Released 2017. Director: Michael Almereyda
IF YOU'VE SEEN HER, YOU'D REMEMBER IT'S THE ONE WHERE Joaquin Phoenix’s character falls in love with his computer operating system voiced by Scarlett Johansson. In Marjorie Prime, the techno-persona scenario goes a step further. Much more than just a voice now, science can recreate a deceased loved one to sit in front of you to have a real conversation.
85-year-old Marjorie (Lois Smith) talks to her husband Walter every day, even though Walter has been dead for many years. The incredibly lifelike, almost physical holographic projection of Walter is how Marjorie chooses to remember him, almost 50 years younger, in the form of Jon Hamm, who looks as dapper and sounds as real as a real person.
Walter Prime is built out of the memories of the real Walter. He tells Marjorie stories of their lives together, including the time when he proposed to her and when they adopted a dog. Marjorie has dementia and Walter Prime is a way to help her remember. More than a memory jogger for Marjorie, he’s also a companion, perhaps the most needed companion for Marjorie at this stage of her life.
Marjorie’s daughter Tess (Geena Davis) is wary of Walter Prime, not so much bothered by the technology but by his appearance as a younger version of her father. Tess is also going through a challenging time with her estranged daughter while coping with her mother. Tess’ husband Jon (Tim Robbins), however, embraces the Prime technology enthusiastically, conversing and feeding Walter with more detail of the family’s past.
Based on a stage play by Jordan Harrison, Marjorie Prime is the kind of sci-fi with the potential to blow your mind with intrigue and mystery, raising questions that would fit into a timeless philosophical debate about identity and the future of humanity.

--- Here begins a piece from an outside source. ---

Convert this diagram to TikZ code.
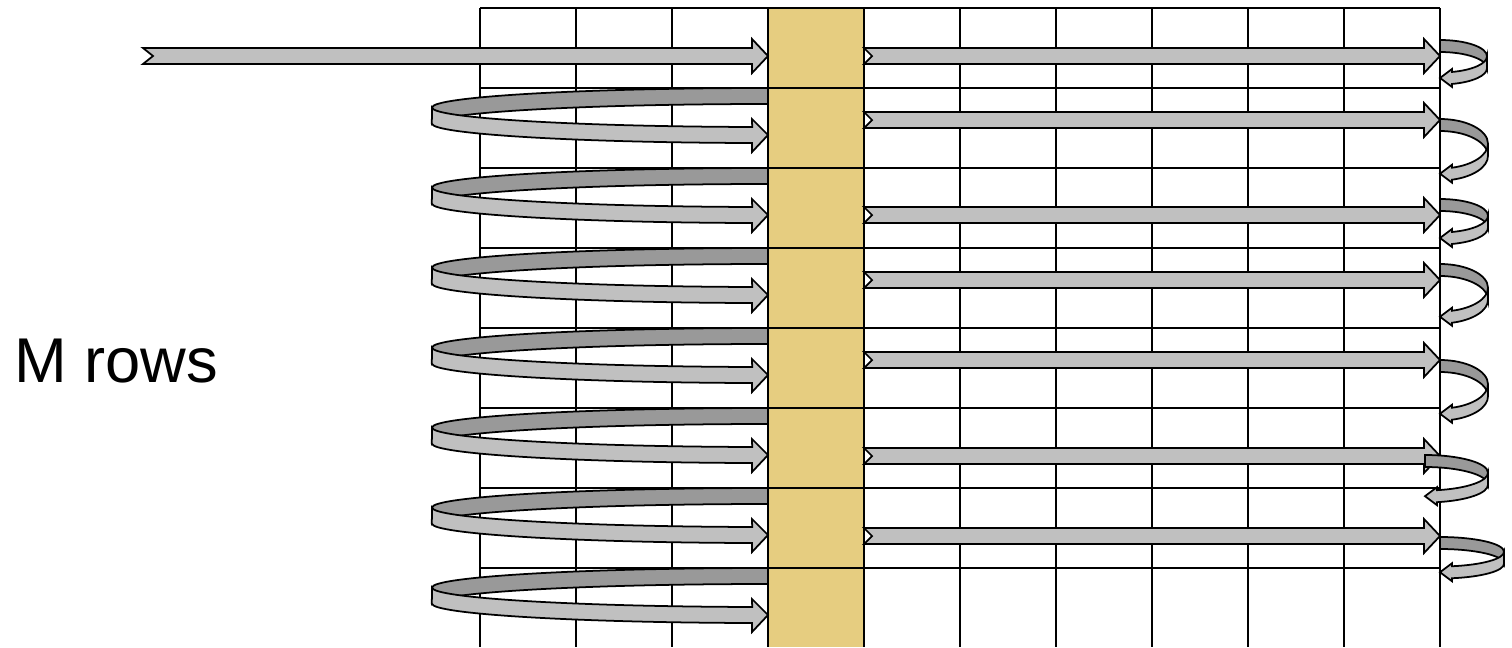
\documentclass[tikz,border=0pt]{standalone}
\usepackage{fontspec}
\setmainfont{Liberation Sans}
\definecolor{blockgold}{RGB}{230,205,128}
\definecolor{backgray}{RGB}{153,153,153}
\definecolor{frontgray}{RGB}{192,192,192}

\begin{document}
\begin{tikzpicture}[x=0.02cm, y=-0.02cm,
  gridline/.style={line width=1.1pt},
  band/.style={draw, line width=1pt, fill=frontgray},
  backband/.style={draw, line width=1pt, fill=backgray},
  rowlabel/.style={font=\fontsize{36}{40}\selectfont, inner sep=0pt}
]
\useasboundingbox (0,0) rectangle (1512,647);

% the block column and the grid
\fill[blockgold] (768,8) rectangle (864,647);
\foreach \x in {480,576,...,1440}
  \draw[gridline] (\x,8) -- (\x,647);
\foreach \y in {8,88,...,568}
  \draw[gridline] (480,\y) -- (1440,\y);

\node[rowlabel, anchor=base west] (mrows) at (14,382) {M rows};

% entry arrow
\draw[band] (143,48) -- (752,48) -- (752,39) -- (768,56) -- (752,73)
  -- (752,64) -- (143,64) -- (153,56) -- cycle;

% straight arrows right of the block
\foreach \c in {56,120,215,280,360,456,536}
  \draw[band] (864,\c-8) -- (1424,\c-8) -- (1424,\c-17) -- (1440,\c)
    -- (1424,\c+17) -- (1424,\c+8) -- (864,\c+8) -- (872,\c) -- cycle;

% loops back to the block
\foreach \t in {88,168,...,568} {
  \draw[backband] (768,\t)
    arc[start angle=-90, end angle=-180, x radius=336, y radius=19.5]
    -- ++(0,16)
    arc[start angle=180, end angle=270, x radius=336, y radius=19.5] -- cycle;
  \draw[band] (432,\t+19.5)
    arc[start angle=180, end angle=92.7, x radius=336, y radius=19.5]
    -- (752,\t+31) -- (768,\t+47) -- (752,\t+64) -- (752,\t+55)
    arc[start angle=92.7, end angle=180, x radius=336, y radius=19.5] -- cycle;
}

% turns at the row ends
\foreach \cx/\cy/\rx/\ry in {1440/56.25/47/16.25, 1440/143.75/48/24.75,
    1440/215.75/48/16.75, 1440/287.75/48/23.75, 1440/384.25/48/24.25,
    1425/472.75/63/17.75, 1440/551.75/64/14.75} {
  \pgfmathsetmacro\e{acos(12/\rx)}
  \pgfmathsetmacro\yy{\cy+\ry*sin(\e)}
  \draw[backband] (\cx,\cy-\ry)
    arc[start angle=-90, end angle=0, x radius=\rx, y radius=\ry]
    -- ++(0,12)
    arc[start angle=0, end angle=-90, x radius=\rx, y radius=\ry] -- cycle;
  \draw[band] (\cx+\rx,\cy)
    arc[start angle=0, end angle=\e, x radius=\rx, y radius=\ry]
    -- (\cx+12,\yy-3) -- (\cx,\yy+6) -- (\cx+12,\yy+15) -- (\cx+12,\yy+12)
    arc[start angle=\e, end angle=0, x radius=\rx, y radius=\ry] -- cycle;
}
\end{tikzpicture}
\end{document}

The role of a Prime goes beyond companionship for a widowed spouse. The physical presence of a deceased loved one who is able to respond to you lets you say what you never had the chance to say, an opportunity for confessions, or fulfilment of a promise. Though the dead appear to take centre stage, the heart of the story is about the living and how we manage grief, memories and closures.
Director Michael Almereyda handles his work with delicacy and reverence. Life after death – for the living as well as the deceased – is taken very seriously. Perhaps more sombre than it needs to be, there is a sense of weight on the movie that almost sucks the air out of the room. Filmed like a chamber drama, it is dialogue heavy, in need of some imagination and flair to make better use of the cinematic medium to transcend its stage origin.
Marjorie Prime will appeal to fans of TV’s Black Mirror and people who consider some of life’s big questions through a technology prism. Through the interactions between the living and the dead, the movie looks at love between wives and husbands, parents and children. Whilst it may not fully engage on an emotional level, there’s no denying the ambitious scope of intellectual and philosophical curiosity.